- PROVIDED MATERIAL:
──────
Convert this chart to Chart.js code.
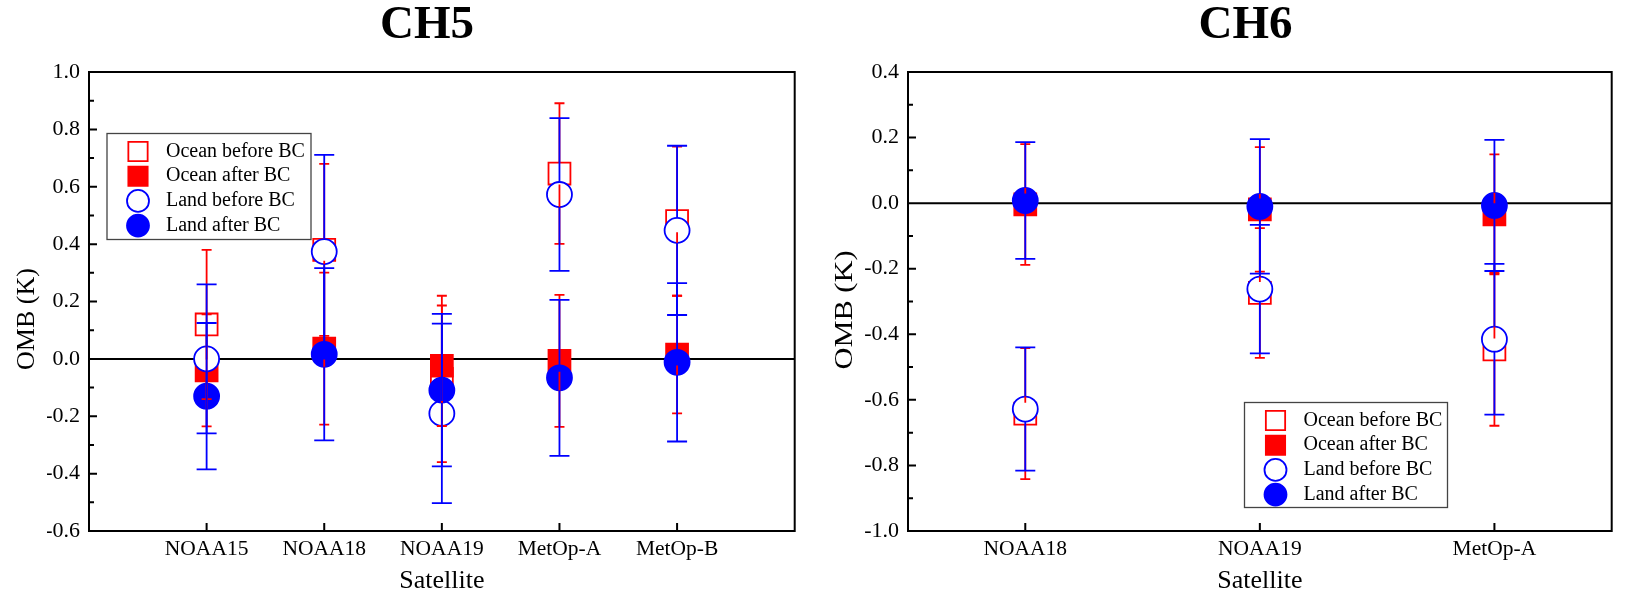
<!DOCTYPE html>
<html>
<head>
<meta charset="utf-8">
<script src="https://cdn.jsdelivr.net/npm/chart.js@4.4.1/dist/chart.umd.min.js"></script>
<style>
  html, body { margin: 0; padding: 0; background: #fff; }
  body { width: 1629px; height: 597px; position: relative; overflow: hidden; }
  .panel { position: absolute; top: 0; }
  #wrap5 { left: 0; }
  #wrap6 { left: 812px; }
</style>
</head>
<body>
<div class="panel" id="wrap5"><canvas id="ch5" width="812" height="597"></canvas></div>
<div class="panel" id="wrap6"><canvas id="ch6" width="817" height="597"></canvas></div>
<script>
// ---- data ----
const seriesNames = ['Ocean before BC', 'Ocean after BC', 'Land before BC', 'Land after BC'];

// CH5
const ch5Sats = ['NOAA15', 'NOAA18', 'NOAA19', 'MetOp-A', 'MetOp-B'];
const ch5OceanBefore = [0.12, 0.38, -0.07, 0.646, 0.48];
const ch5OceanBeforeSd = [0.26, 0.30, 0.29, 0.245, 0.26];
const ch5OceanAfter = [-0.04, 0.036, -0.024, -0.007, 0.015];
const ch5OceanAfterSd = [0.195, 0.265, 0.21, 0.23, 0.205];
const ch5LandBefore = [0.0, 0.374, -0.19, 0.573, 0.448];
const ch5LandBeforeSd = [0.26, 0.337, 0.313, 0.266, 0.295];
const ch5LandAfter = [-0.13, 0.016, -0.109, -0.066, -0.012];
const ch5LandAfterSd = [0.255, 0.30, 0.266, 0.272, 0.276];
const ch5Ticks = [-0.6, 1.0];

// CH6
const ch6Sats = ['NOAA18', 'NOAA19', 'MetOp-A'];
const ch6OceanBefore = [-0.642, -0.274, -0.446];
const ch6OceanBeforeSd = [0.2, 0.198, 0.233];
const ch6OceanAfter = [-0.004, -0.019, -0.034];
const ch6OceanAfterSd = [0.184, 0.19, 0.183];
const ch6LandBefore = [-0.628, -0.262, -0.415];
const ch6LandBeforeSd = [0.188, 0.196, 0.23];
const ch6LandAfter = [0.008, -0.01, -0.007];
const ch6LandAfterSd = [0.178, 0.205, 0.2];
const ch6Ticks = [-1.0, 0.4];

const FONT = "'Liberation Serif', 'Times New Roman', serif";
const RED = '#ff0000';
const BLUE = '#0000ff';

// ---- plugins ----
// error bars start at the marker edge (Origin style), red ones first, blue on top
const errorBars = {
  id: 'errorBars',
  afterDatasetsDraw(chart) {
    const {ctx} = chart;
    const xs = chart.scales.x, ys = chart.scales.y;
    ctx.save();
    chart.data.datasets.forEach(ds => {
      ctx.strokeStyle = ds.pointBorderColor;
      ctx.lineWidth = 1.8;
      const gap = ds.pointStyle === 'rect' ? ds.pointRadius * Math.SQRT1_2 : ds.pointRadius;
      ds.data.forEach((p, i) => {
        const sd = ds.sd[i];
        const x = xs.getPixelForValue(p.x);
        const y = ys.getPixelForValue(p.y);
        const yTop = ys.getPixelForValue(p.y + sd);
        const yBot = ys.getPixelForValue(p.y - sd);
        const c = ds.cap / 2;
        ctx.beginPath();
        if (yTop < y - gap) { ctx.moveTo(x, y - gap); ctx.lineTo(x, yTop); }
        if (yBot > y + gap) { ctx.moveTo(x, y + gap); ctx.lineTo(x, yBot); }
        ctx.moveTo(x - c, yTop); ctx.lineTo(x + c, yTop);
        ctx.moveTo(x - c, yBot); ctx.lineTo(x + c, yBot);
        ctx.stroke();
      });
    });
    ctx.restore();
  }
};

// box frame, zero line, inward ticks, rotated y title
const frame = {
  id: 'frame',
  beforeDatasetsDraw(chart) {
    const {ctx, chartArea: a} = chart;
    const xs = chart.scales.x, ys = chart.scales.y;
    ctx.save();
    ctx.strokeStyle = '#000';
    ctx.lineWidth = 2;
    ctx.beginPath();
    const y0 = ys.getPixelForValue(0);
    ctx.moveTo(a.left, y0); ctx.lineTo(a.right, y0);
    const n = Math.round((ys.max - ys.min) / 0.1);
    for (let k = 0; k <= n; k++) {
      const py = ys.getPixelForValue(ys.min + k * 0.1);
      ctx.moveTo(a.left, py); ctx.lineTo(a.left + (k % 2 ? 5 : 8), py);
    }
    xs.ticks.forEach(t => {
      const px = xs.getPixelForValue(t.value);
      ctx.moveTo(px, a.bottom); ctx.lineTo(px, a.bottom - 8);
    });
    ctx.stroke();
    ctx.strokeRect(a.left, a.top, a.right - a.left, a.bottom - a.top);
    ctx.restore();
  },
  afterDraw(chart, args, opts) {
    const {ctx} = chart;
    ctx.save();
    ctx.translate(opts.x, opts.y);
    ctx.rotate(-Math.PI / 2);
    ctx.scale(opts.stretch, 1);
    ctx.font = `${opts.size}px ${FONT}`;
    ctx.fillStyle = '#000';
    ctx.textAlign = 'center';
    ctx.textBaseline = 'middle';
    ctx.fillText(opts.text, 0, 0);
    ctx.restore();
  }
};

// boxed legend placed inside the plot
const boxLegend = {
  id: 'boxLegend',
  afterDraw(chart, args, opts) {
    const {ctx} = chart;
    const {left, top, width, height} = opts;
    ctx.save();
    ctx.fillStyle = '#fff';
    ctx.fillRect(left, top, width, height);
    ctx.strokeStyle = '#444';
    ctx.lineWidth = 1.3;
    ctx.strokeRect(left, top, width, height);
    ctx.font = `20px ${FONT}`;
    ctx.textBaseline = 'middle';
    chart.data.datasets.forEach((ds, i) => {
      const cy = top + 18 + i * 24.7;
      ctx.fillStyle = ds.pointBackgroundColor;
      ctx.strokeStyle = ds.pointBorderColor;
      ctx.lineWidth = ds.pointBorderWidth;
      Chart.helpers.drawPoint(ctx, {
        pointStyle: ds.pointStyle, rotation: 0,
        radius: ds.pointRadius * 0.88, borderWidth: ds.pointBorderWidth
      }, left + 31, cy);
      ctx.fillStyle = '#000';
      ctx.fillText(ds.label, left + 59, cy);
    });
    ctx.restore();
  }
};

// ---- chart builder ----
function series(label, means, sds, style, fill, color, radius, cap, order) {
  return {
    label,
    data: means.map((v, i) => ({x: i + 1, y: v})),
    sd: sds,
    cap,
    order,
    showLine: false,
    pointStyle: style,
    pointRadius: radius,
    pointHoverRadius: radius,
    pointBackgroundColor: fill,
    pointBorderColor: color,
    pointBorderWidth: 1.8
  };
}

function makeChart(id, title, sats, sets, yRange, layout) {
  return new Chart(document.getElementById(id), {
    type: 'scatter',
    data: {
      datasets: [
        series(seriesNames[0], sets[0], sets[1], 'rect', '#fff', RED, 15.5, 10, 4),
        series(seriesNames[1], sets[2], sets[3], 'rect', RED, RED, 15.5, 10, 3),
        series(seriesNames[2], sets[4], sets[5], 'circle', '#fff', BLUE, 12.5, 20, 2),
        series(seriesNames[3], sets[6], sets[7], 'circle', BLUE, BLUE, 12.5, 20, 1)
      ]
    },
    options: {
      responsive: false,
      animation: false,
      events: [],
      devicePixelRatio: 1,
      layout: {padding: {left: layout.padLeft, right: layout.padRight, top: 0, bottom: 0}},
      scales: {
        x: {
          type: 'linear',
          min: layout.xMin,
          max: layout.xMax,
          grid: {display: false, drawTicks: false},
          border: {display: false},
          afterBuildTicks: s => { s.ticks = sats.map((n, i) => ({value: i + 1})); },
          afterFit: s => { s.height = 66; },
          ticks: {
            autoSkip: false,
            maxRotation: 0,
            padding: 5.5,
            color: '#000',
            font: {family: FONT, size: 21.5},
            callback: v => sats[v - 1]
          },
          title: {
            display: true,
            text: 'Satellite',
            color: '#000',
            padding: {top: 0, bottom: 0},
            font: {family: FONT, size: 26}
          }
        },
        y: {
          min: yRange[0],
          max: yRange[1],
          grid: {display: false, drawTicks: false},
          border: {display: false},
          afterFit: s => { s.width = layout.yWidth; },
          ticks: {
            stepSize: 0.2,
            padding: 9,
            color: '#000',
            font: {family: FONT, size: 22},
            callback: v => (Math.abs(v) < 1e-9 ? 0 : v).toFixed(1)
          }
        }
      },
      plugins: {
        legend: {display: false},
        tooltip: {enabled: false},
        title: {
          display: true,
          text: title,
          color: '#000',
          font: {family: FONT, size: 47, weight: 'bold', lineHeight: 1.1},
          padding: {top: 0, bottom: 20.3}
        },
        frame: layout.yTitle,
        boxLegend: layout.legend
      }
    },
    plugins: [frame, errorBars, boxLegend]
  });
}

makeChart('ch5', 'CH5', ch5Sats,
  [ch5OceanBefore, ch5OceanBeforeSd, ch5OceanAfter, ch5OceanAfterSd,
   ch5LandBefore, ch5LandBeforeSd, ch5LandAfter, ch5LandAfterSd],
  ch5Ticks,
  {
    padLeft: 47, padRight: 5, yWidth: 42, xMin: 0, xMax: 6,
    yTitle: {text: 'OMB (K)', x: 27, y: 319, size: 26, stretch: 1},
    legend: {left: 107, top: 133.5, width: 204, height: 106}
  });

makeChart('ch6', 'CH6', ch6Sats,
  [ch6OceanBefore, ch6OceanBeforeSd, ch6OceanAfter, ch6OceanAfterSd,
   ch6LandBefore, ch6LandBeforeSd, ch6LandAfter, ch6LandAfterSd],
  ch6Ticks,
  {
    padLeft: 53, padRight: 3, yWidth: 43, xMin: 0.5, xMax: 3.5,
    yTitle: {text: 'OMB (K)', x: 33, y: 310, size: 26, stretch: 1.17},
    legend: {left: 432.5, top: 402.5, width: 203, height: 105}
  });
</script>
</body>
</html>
──────
Repeat the listing above exactly from its first line to the line containing "const seriesNames = ['Ocean", both included, and omit the pictures.

Convert this chart to Chart.js code.
<!DOCTYPE html>
<html>
<head>
<meta charset="utf-8">
<script src="https://cdn.jsdelivr.net/npm/chart.js@4.4.1/dist/chart.umd.min.js"></script>
<style>
  html, body { margin: 0; padding: 0; background: #fff; }
  body { width: 1629px; height: 597px; position: relative; overflow: hidden; }
  .panel { position: absolute; top: 0; }
  #wrap5 { left: 0; }
  #wrap6 { left: 812px; }
</style>
</head>
<body>
<div class="panel" id="wrap5"><canvas id="ch5" width="812" height="597"></canvas></div>
<div class="panel" id="wrap6"><canvas id="ch6" width="817" height="597"></canvas></div>
<script>
// ---- data ----
const seriesNames = ['Ocean before BC', 'Ocean after BC', 'Land before BC', 'Land after BC'];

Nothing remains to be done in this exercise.